When I had started the project, I had (and usually have) no idea on how to integrate stuff. So as a natural consequence was to use my already developed LED drivers. But I had in my mind some use cases of this lamp.
It must be connected to a PC, because I want it to be smart, but it need to deliver more power than a USB can do, so it must work also from a DC power supply - this already triggered the firmware generation in my mind, mind compilation has started.
This is the board currently used for providing power to one or more series LED:
And I need 4 of them, because I want my lamp to execute light algorithm with the white too, in order to be an improved RGBW system. That is why I was able to easily use my other board, initially started for general purpose "high power" Arduino equivalent, thought for 4 LED driving system. Here the board, Lino, with no tweaks, still a "vanilla" version:
And I startede thinking to them. So I had this connections in mind:
It turns out that I can directly put them on a breadboard when soldering some headers on the boards. So I have also crinched together an encoder recovered from an old car radio. So that I can do some functional tests and start working on the firmware, too. The LEDs that can be seen in the picture are the classic Luxeon Rebel series, soldered on a board, a satellite board.
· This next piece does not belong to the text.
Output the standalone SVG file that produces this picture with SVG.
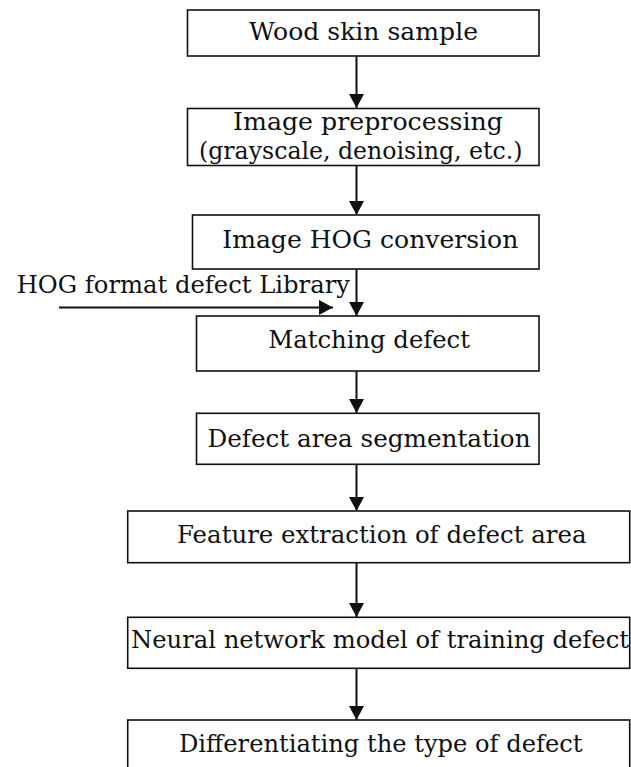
<svg xmlns="http://www.w3.org/2000/svg" width="631" height="767" viewBox="0 0 631 767">
<style>
.box{fill:#fff;stroke:#111;stroke-width:1.6}
.t{font-family:"DejaVu Serif","Liberation Serif",serif;font-size:24px;fill:#111}
.c{stroke:#111;stroke-width:2;fill:none;marker-end:url(#ah)}
</style>
<defs>
<marker id="ah" markerUnits="userSpaceOnUse" markerWidth="15" markerHeight="15" refX="14" refY="7.5" orient="auto">
<path d="M0,0 L14,7.5 L0,15 z" fill="#111"/>
</marker>
</defs>
<rect width="631" height="767" fill="#fff"/>
<g id="connectors">
<line class="c" x1="356.5" y1="56" x2="356.5" y2="108"/>
<line class="c" x1="356.5" y1="166" x2="356.5" y2="215"/>
<line class="c" x1="356.5" y1="269" x2="356.5" y2="316"/>
<line class="c" x1="59" y1="307.5" x2="333" y2="307.5"/>
<line class="c" x1="356.5" y1="371" x2="356.5" y2="413"/>
<line class="c" x1="356.5" y1="464" x2="356.5" y2="511"/>
<line class="c" x1="356.5" y1="563" x2="356.5" y2="617"/>
<line class="c" x1="356.5" y1="668" x2="356.5" y2="720"/>
</g>
<g id="n1">
<rect class="box" x="187.5" y="10" width="351.5" height="46"/>
<text class="t" x="249" y="40" textLength="229" lengthAdjust="spacingAndGlyphs">Wood skin sample</text>
</g>
<g id="n2">
<rect class="box" x="187.5" y="108.5" width="351.5" height="57"/>
<text class="t" x="233" y="129.5" textLength="270" lengthAdjust="spacingAndGlyphs">Image preprocessing</text>
<text class="t" x="199" y="159" textLength="323.5" lengthAdjust="spacingAndGlyphs">(grayscale, denoising, etc.)</text>
</g>
<g id="n3">
<rect class="box" x="192.5" y="215" width="346.5" height="54"/>
<text class="t" x="222.3" y="248.3" textLength="296" lengthAdjust="spacingAndGlyphs">Image HOG conversion</text>
</g>
<g id="lib">
<text class="t" x="16.7" y="293.3" textLength="333.3" lengthAdjust="spacingAndGlyphs">HOG format defect Library</text>
</g>
<g id="n4">
<rect class="box" x="196.5" y="316" width="342.5" height="55"/>
<text class="t" x="268.3" y="348.3" textLength="201.7" lengthAdjust="spacingAndGlyphs">Matching defect</text>
</g>
<g id="n5">
<rect class="box" x="196.5" y="413.3" width="342.5" height="51"/>
<text class="t" x="207.5" y="446.7" textLength="323" lengthAdjust="spacingAndGlyphs">Defect area segmentation</text>
</g>
<g id="n6">
<rect class="box" x="127.7" y="511" width="502" height="51.7"/>
<text class="t" x="177" y="543.3" textLength="409.5" lengthAdjust="spacingAndGlyphs">Feature extraction of defect area</text>
</g>
<g id="n7">
<rect class="box" x="127.7" y="617.3" width="502" height="51"/>
<text class="t" x="131" y="648" textLength="498" lengthAdjust="spacingAndGlyphs">Neural network model of training defect</text>
</g>
<g id="n8">
<rect class="box" x="127.7" y="720" width="502" height="52"/>
<text class="t" x="179" y="752" textLength="403.5" lengthAdjust="spacingAndGlyphs">Differentiating the type of defect</text>
</g>
</svg>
I was able to use a small heatsink which I bought, being sure that was thermally compatible with my calculations. But the satellite history is something that deserves a separate log.
In the picture above, you can spot that the process of testing the Lino in various operating modes, debug and stresses, added to the board the signs of the mods.
The overall effect with some basic firmware I have to say it is quite interesting in terms of light and its ambient effect.